I watched President Bush tonight. And I have to admit. For the first time that I remember, I actually detected… well i don’t know.. it seemed so foreign. Was it honesty? Or was it just what I wanted to hear.. not in substance, but in delivery?
Makes one wonder just how much of what Bush has said since 2001 has been directly piped from people around him. So is he now talking from his own mouth, or simply from his new handlers on Iraq?
I have many bones to pick with the address, but I’m sure they will be picked clean by hundreds of others.. so instead, I’d like to focus on this story from DefenseTech.org
particularly this comment:
Also, this set of National Security Council slides — especially #7, on the changed “key assumptions” about Iraq — is, for this White House, almost jaw-dropping realistic and head-headed.

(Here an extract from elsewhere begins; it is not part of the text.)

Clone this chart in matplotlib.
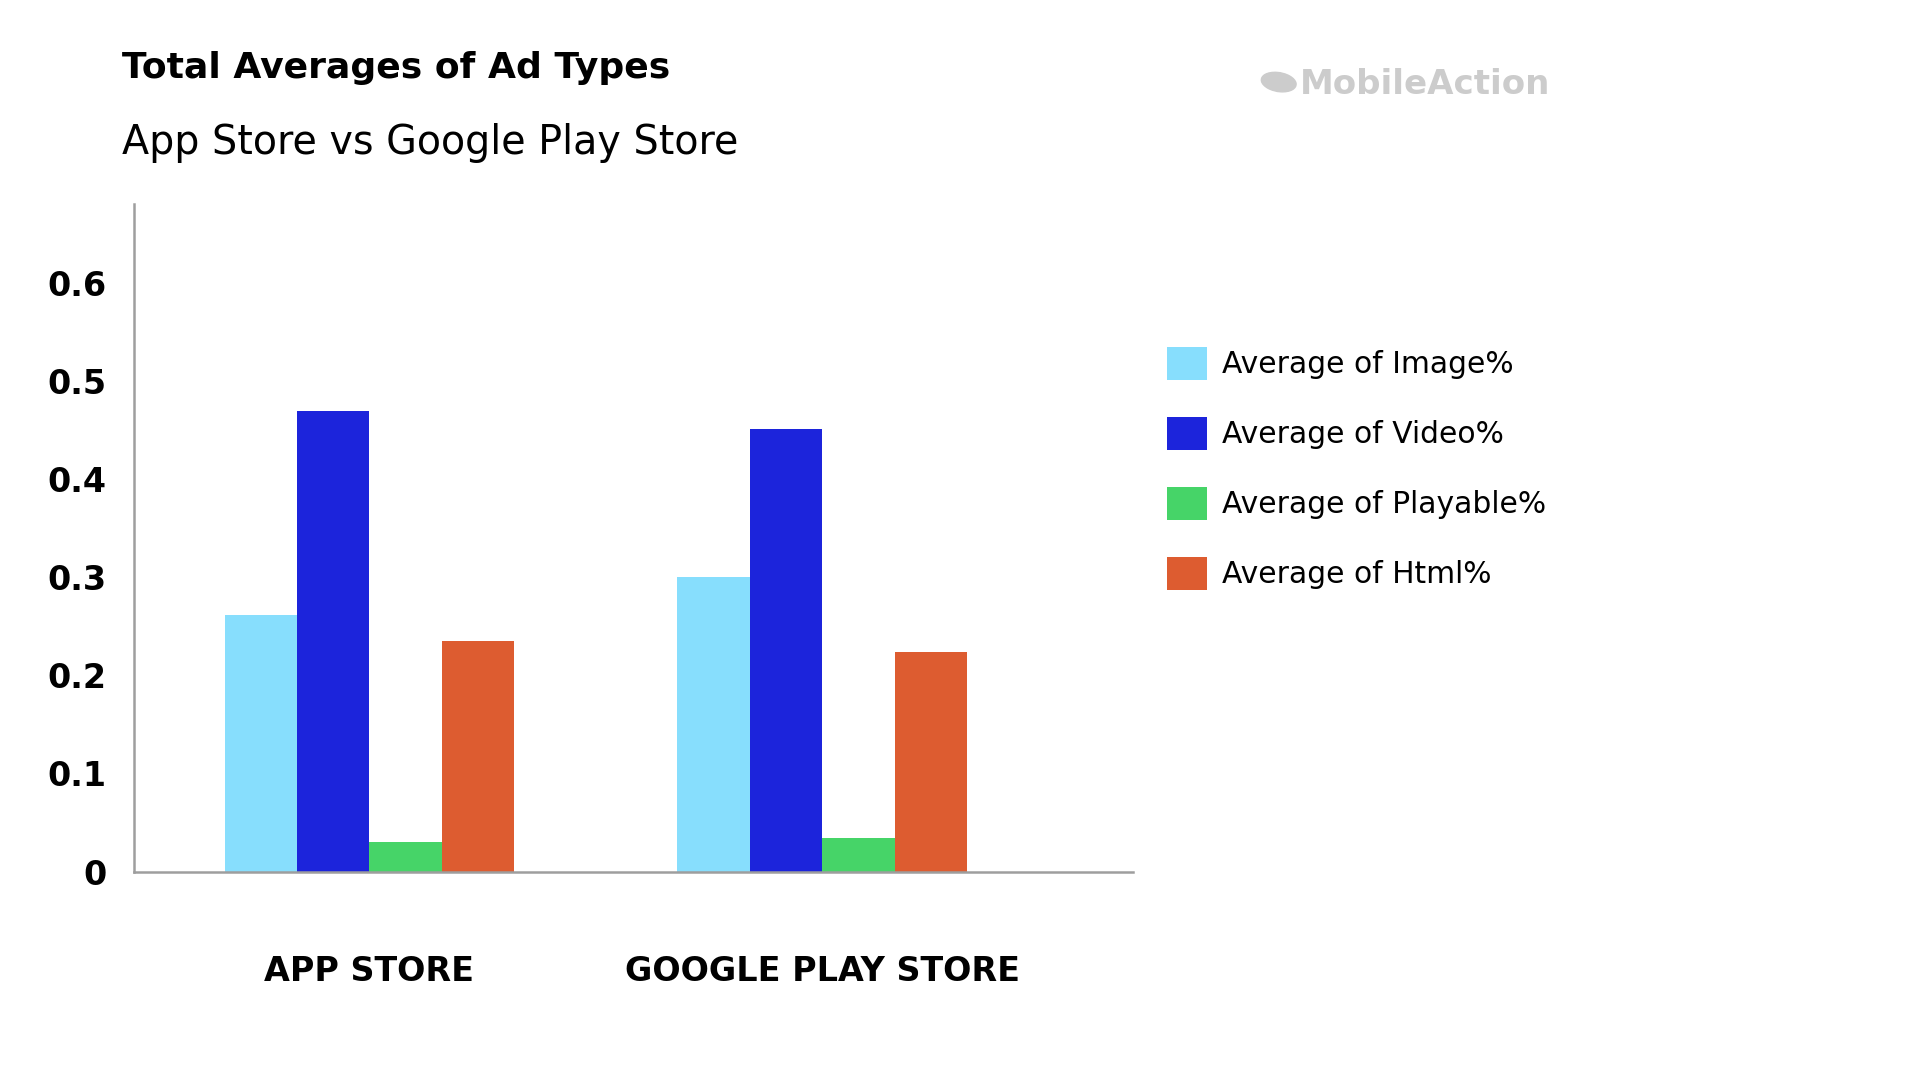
import matplotlib
matplotlib.use("Agg")
import matplotlib.pyplot as plt
from matplotlib.patches import Ellipse
import numpy as np

categories = ["APP STORE", "GOOGLE PLAY STORE"]
series_names = ["Average of Image%", "Average of Video%", "Average of Playable%", "Average of Html%"]
image_vals = [0.262, 0.300]
video_vals = [0.469, 0.451]
playable_vals = [0.030, 0.034]
html_vals = [0.235, 0.224]
yticks = [0, 0.1, 0.2, 0.3, 0.4, 0.5, 0.6]
ytick_labels = ["0", "0.1", "0.2", "0.3", "0.4", "0.5", "0.6"]

colors = ["#87DEFD", "#1C24DB", "#46D468", "#DD5C30"]

plt.rcParams['font.family'] = ['DejaVu Sans']

fig = plt.figure(figsize=(19.2, 10.8), dpi=100)
fig.patch.set_facecolor("white")
ax = fig.add_axes([0.070, 0.193, 0.520, 0.6177])

x = np.arange(len(categories))
w = 0.16
all_vals = [image_vals, video_vals, playable_vals, html_vals]
offsets = [-1.5, -0.5, 0.5, 1.5]
handles = []
for vals, off, col, name in zip(all_vals, offsets, colors, series_names):
    b = ax.bar(x + off * w, vals, width=w, color=col, label=name, linewidth=0)
    handles.append(b)

ax.set_xlim(-0.519, 1.686)
ax.set_ylim(0, 0.68)
for s in ["top", "right"]:
    ax.spines[s].set_visible(False)
for s in ["left", "bottom"]:
    ax.spines[s].set_color("#9e9e9e")
    ax.spines[s].set_linewidth(1.8)

ax.set_yticks(yticks)
ax.set_yticklabels(ytick_labels, fontsize=24, fontweight="bold")
ax.set_xticks(x)
ax.set_xticklabels(categories, fontsize=24, fontweight="bold")
ax.tick_params(axis="y", length=0, pad=20)
ax.tick_params(axis="x", length=0, pad=60)

fig.text(0.0637, 0.937, "Total Averages of Ad Types", fontsize=26, fontweight="bold",
         ha="left", va="center", color="black")
fig.text(0.0637, 0.868, "App Store vs Google Play Store", fontsize=28.5,
         ha="left", va="center", color="black")

# logo
fig.text(0.677, 0.922, "MobileAction", fontsize=24.5, fontweight="bold",
         ha="left", va="center", color="#cccccc")
fig.patches.append(Ellipse((0.666, 0.924), 0.016, 0.02, angle=45,
                           transform=fig.transFigure, color="#cccccc"))

leg = fig.legend(handles=handles, labels=series_names, loc="upper left",
                 bbox_to_anchor=(0.608, 0.679), frameon=False, fontsize=21.4,
                 handlelength=1.33, handleheight=1.33, handletextpad=0.5,
                 labelspacing=1.25, borderpad=0, borderaxespad=0)

fig.savefig("out.png", dpi=100, facecolor="white")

And it’s the truth.. Here’s the slide.
Point-by-Point, the “Now” sounds downright realistic.. not to mention 2 years late, but that’s beside the point.
Point-by-Point how does the “Now” in this slide stack up to what we heard tonight?
#1: What I heard was that “Terrorists” and “Sunnis” were the problem… no specific mention of Shia groups (PM Malikis’ supporters, no mention of common criminals let out by Saddam before the invasion.
#2: While the point was made for Baghdad… it was glossed over for the rest of Iraq. Provincial elections? Reconstruction teams? Distributing Iraqi oil money for infrastructure? It’ll do nothing without the basic security, in ALL of Iraq, to implement it.
#3: I don’t know that we heard Bush articulate this at all. What I heard was a lot of talk of Baghdad security… and not much else. Did I miss anything?
#4: This is about the only point so far that I think Bush hit bang on. It’s hard to hide from the blatantly obvious afterall.
#5: There was a call by Bush for Arab states to support the Iraqi government and the effort in Iraq. This slide says they are reluctant to do that. Anyone really think they are going to do anything other than build fences literal and figurative, to keep Iraqi chaos from spilling out of its’ borders.
#6: This point is kind of the natural expansion of the “Iran and Syria are making things Worse” argument. In reality, it’s not Iran and Syria… they’re simply the bigger cousins to very strong, established, and largely independant movements in Iraq. Are Iran and Syria helping their brethen Shia and Baath respectively… most assuredly. But this is Iraqi-grown, Iraqis are protecting themselves, Iran and Syria are doing nothing. Bush still doesn’t get it
#7: Dialogue with insurgents wasn’t mentioned by Bush… I don’t think it will happen… I’m not surprised by this, “dialogue” hasn’t proven to be Bush’s strong suit.
#8: This last point about the ISF is really up in the air. Bush made it clear that he’s putting a ton of responsibility and pressure on the ISF to do the job of securing Baghdad, and the rest of the country by November. But how can they in the state they are in? Throughout the speech Bush came off sounding like he was scolding a schoolchild who had barely passed an exam and was well on their way to failing the class.
What he doesn’t realise, is that often it is the teacher, not the student, that is most responsible for ensuring the student has the opportunity, tools, and ability to succeed.